**Required work**
Make an exact transcription of the material, leaving out all images.

**Material provided**
+ + +

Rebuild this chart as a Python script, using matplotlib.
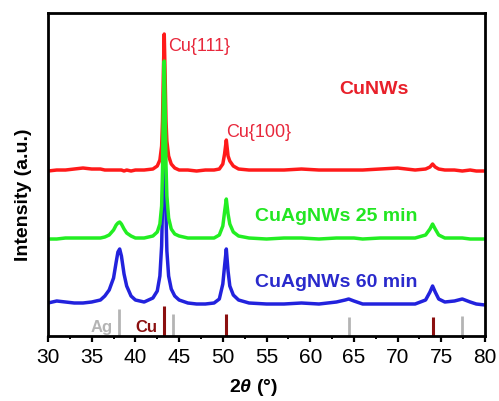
import numpy as np
import matplotlib
matplotlib.use("Agg")
import matplotlib.pyplot as plt

plt.rcParams['font.family'] = ['Liberation Sans', 'DejaVu Sans']
plt.rcParams['mathtext.fontset'] = 'custom'
plt.rcParams['mathtext.bfit'] = 'Liberation Sans:bold:italic'
plt.rcParams['mathtext.rm'] = 'Liberation Sans'

# 2theta grid (deg), denser around the peaks
two_theta = [30, 31, 32, 33, 34, 35, 36, 36.5, 37, 37.5, 37.8, 38.0, 38.2, 38.4, 38.7,
             39.0, 39.5, 40, 41, 42, 42.5, 42.8, 43.0, 43.1, 43.2, 43.3, 43.4, 43.5,
             43.6, 43.8, 44.1, 44.5, 45, 46, 47, 48, 49, 49.6, 50.0, 50.2, 50.4, 50.6,
             50.8, 51.2, 51.8, 53, 55, 57, 59, 61, 63, 64, 64.4, 65, 66, 68, 70, 72,
             73.2, 73.7, 74.0, 74.3, 74.7, 75.4, 76.5, 77.4, 78.3, 79, 80]

# stacked intensities (a.u.), offset already included as in the figure
cu_nws = [165, 166, 166, 167, 168, 167, 167, 166, 166, 166, 166, 166, 166, 166, 165,
          166, 165, 166, 166, 167, 170, 176, 190, 215, 265, 302, 260, 215,
          195, 180, 172, 168, 166, 166, 165, 166, 166, 167, 172, 182, 196, 180,
          175, 170, 167, 166, 166, 166, 167, 166, 166, 166, 166, 166, 166, 167, 168, 166,
          167, 169, 172, 169, 167, 166, 166, 165, 166, 165, 165]

cuag_25 = [97, 97, 98, 98, 98, 98, 98, 99, 101, 106, 111, 113, 114, 112, 107,
           103, 100, 98, 98, 100, 104, 112, 130, 165, 230, 275, 230, 170,
           140, 118, 107, 102, 100, 98, 98, 98, 98, 101, 110, 124, 137, 122,
           112, 104, 100, 98, 97, 98, 98, 97, 98, 98, 98, 98, 97, 98, 98, 98,
           101, 107, 112, 107, 101, 98, 98, 98, 97, 97, 97]

cuag_60 = [33, 35, 34, 33, 33, 34, 36, 40, 46, 58, 74, 84, 87, 80, 62,
           50, 40, 36, 34, 38, 45, 60, 90, 130, 190, 215, 180, 120,
           85, 60, 47, 40, 36, 33, 32, 32, 33, 37, 52, 70, 87, 65,
           50, 41, 36, 33, 32, 32, 33, 32, 34, 36, 37, 35, 32, 32, 32, 32,
           36, 44, 50, 44, 37, 34, 35, 37, 34, 32, 31]

# reference patterns (stick positions and heights)
ag_ref_pos = [38.1, 44.3, 64.4, 77.4]
ag_ref_h = [27, 22, 19, 20]
cu_ref_pos = [43.3, 50.4, 74.1]
cu_ref_h = [30, 22, 19]

red = '#ff1a1a'
green = '#22ee22'
blue = '#2222dd'
ag_gray = '#b4b4b4'
cu_dark = '#8b1010'

fig = plt.figure(figsize=(4.99, 4.02), dpi=100)
ax = fig.add_axes([0.0962, 0.1617, 0.8758, 0.8034])

ax.plot(two_theta, cu_nws, color=red, lw=2.5, zorder=2)
ax.plot(two_theta, cuag_25, color=green, lw=2.5, zorder=3)
ax.plot(two_theta, cuag_60, color=blue, lw=2.5, zorder=1)

ax.vlines(ag_ref_pos, 0, ag_ref_h, color=ag_gray, lw=2)
ax.vlines(cu_ref_pos, 0, cu_ref_h, color=cu_dark, lw=2.2)

ax.text(43.7, 291, 'Cu{111}', color='#e8283c', fontsize=13, va='center', ha='left')
ax.text(50.4, 205, 'Cu{100}', color='#e8283c', fontsize=13, va='center', ha='left')
ax.text(67.3, 248, 'CuNWs', color='#e8202a', fontsize=14, fontweight='bold',
        ha='center', va='center')
ax.text(53.7, 121, 'CuAgNWs 25 min', color='#22e622', fontsize=14, fontweight='bold',
        ha='left', va='center')
ax.text(53.7, 55, 'CuAgNWs 60 min', color='#2a2acc', fontsize=14, fontweight='bold',
        ha='left', va='center')
ax.text(37.4, 9, 'Ag', color=ag_gray, fontsize=12, fontweight='bold', ha='right', va='center')
ax.text(42.5, 9, 'Cu', color=cu_dark, fontsize=12, fontweight='bold', ha='right', va='center')

ax.set_xlim(30, 80)
ax.set_ylim(0, 323)
ax.set_xticks(np.arange(30, 81, 5))
ax.set_xticks(np.arange(32.5, 80, 5), minor=True)
ax.set_yticks([])
ax.tick_params(axis='x', which='major', direction='out', length=4, width=1.6,
               labelsize=15, pad=4)
ax.tick_params(axis='x', which='minor', direction='out', length=2.5, width=1.4)
for s in ax.spines.values():
    s.set_visible(True)
    s.set_linewidth(2)
    s.set_color('black')
    s.set_zorder(5)

ax.set_xlabel(r'2$\mathbfit{\theta}$ (°)', fontsize=14, fontweight='bold')
ax.xaxis.set_label_coords(0.47, -0.125)
ax.set_ylabel('Intensity (a.u.)', fontsize=14, fontweight='bold')
ax.yaxis.set_label_coords(-0.037, 0.44)

fig.savefig('out.png', dpi=100)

+ + +

**Response to the task**
Rebuild this chart as a Python script, using matplotlib.
import numpy as np
import matplotlib
matplotlib.use("Agg")
import matplotlib.pyplot as plt

plt.rcParams['font.family'] = ['Liberation Sans', 'DejaVu Sans']
plt.rcParams['mathtext.fontset'] = 'custom'
plt.rcParams['mathtext.bfit'] = 'Liberation Sans:bold:italic'
plt.rcParams['mathtext.rm'] = 'Liberation Sans'

# 2theta grid (deg), denser around the peaks
two_theta = [30, 31, 32, 33, 34, 35, 36, 36.5, 37, 37.5, 37.8, 38.0, 38.2, 38.4, 38.7,
             39.0, 39.5, 40, 41, 42, 42.5, 42.8, 43.0, 43.1, 43.2, 43.3, 43.4, 43.5,
             43.6, 43.8, 44.1, 44.5, 45, 46, 47, 48, 49, 49.6, 50.0, 50.2, 50.4, 50.6,
             50.8, 51.2, 51.8, 53, 55, 57, 59, 61, 63, 64, 64.4, 65, 66, 68, 70, 72,
             73.2, 73.7, 74.0, 74.3, 74.7, 75.4, 76.5, 77.4, 78.3, 79, 80]

# stacked intensities (a.u.), offset already included as in the figure
cu_nws = [165, 166, 166, 167, 168, 167, 167, 166, 166, 166, 166, 166, 166, 166, 165,
          166, 165, 166, 166, 167, 170, 176, 190, 215, 265, 302, 260, 215,
          195, 180, 172, 168, 166, 166, 165, 166, 166, 167, 172, 182, 196, 180,
          175, 170, 167, 166, 166, 166, 167, 166, 166, 166, 166, 166, 166, 167, 168, 166,
          167, 169, 172, 169, 167, 166, 166, 165, 166, 165, 165]

cuag_25 = [97, 97, 98, 98, 98, 98, 98, 99, 101, 106, 111, 113, 114, 112, 107,
           103, 100, 98, 98, 100, 104, 112, 130, 165, 230, 275, 230, 170,
           140, 118, 107, 102, 100, 98, 98, 98, 98, 101, 110, 124, 137, 122,
           112, 104, 100, 98, 97, 98, 98, 97, 98, 98, 98, 98, 97, 98, 98, 98,
           101, 107, 112, 107, 101, 98, 98, 98, 97, 97, 97]

cuag_60 = [33, 35, 34, 33, 33, 34, 36, 40, 46, 58, 74, 84, 87, 80, 62,
           50, 40, 36, 34, 38, 45, 60, 90, 130, 190, 215, 180, 120,
           85, 60, 47, 40, 36, 33, 32, 32, 33, 37, 52, 70, 87, 65,
           50, 41, 36, 33, 32, 32, 33, 32, 34, 36, 37, 35, 32, 32, 32, 32,
           36, 44, 50, 44, 37, 34, 35, 37, 34, 32, 31]

# reference patterns (stick positions and heights)
ag_ref_pos = [38.1, 44.3, 64.4, 77.4]
ag_ref_h = [27, 22, 19, 20]
cu_ref_pos = [43.3, 50.4, 74.1]
cu_ref_h = [30, 22, 19]

red = '#ff1a1a'
green = '#22ee22'
blue = '#2222dd'
ag_gray = '#b4b4b4'
cu_dark = '#8b1010'

fig = plt.figure(figsize=(4.99, 4.02), dpi=100)
ax = fig.add_axes([0.0962, 0.1617, 0.8758, 0.8034])

ax.plot(two_theta, cu_nws, color=red, lw=2.5, zorder=2)
ax.plot(two_theta, cuag_25, color=green, lw=2.5, zorder=3)
ax.plot(two_theta, cuag_60, color=blue, lw=2.5, zorder=1)

ax.vlines(ag_ref_pos, 0, ag_ref_h, color=ag_gray, lw=2)
ax.vlines(cu_ref_pos, 0, cu_ref_h, color=cu_dark, lw=2.2)

ax.text(43.7, 291, 'Cu{111}', color='#e8283c', fontsize=13, va='center', ha='left')
ax.text(50.4, 205, 'Cu{100}', color='#e8283c', fontsize=13, va='center', ha='left')
ax.text(67.3, 248, 'CuNWs', color='#e8202a', fontsize=14, fontweight='bold',
        ha='center', va='center')
ax.text(53.7, 121, 'CuAgNWs 25 min', color='#22e622', fontsize=14, fontweight='bold',
        ha='left', va='center')
ax.text(53.7, 55, 'CuAgNWs 60 min', color='#2a2acc', fontsize=14, fontweight='bold',
        ha='left', va='center')
ax.text(37.4, 9, 'Ag', color=ag_gray, fontsize=12, fontweight='bold', ha='right', va='center')
ax.text(42.5, 9, 'Cu', color=cu_dark, fontsize=12, fontweight='bold', ha='right', va='center')

ax.set_xlim(30, 80)
ax.set_ylim(0, 323)
ax.set_xticks(np.arange(30, 81, 5))
ax.set_xticks(np.arange(32.5, 80, 5), minor=True)
ax.set_yticks([])
ax.tick_params(axis='x', which='major', direction='out', length=4, width=1.6,
               labelsize=15, pad=4)
ax.tick_params(axis='x', which='minor', direction='out', length=2.5, width=1.4)
for s in ax.spines.values():
    s.set_visible(True)
    s.set_linewidth(2)
    s.set_color('black')
    s.set_zorder(5)

ax.set_xlabel(r'2$\mathbfit{\theta}$ (°)', fontsize=14, fontweight='bold')
ax.xaxis.set_label_coords(0.47, -0.125)
ax.set_ylabel('Intensity (a.u.)', fontsize=14, fontweight='bold')
ax.yaxis.set_label_coords(-0.037, 0.44)

fig.savefig('out.png', dpi=100)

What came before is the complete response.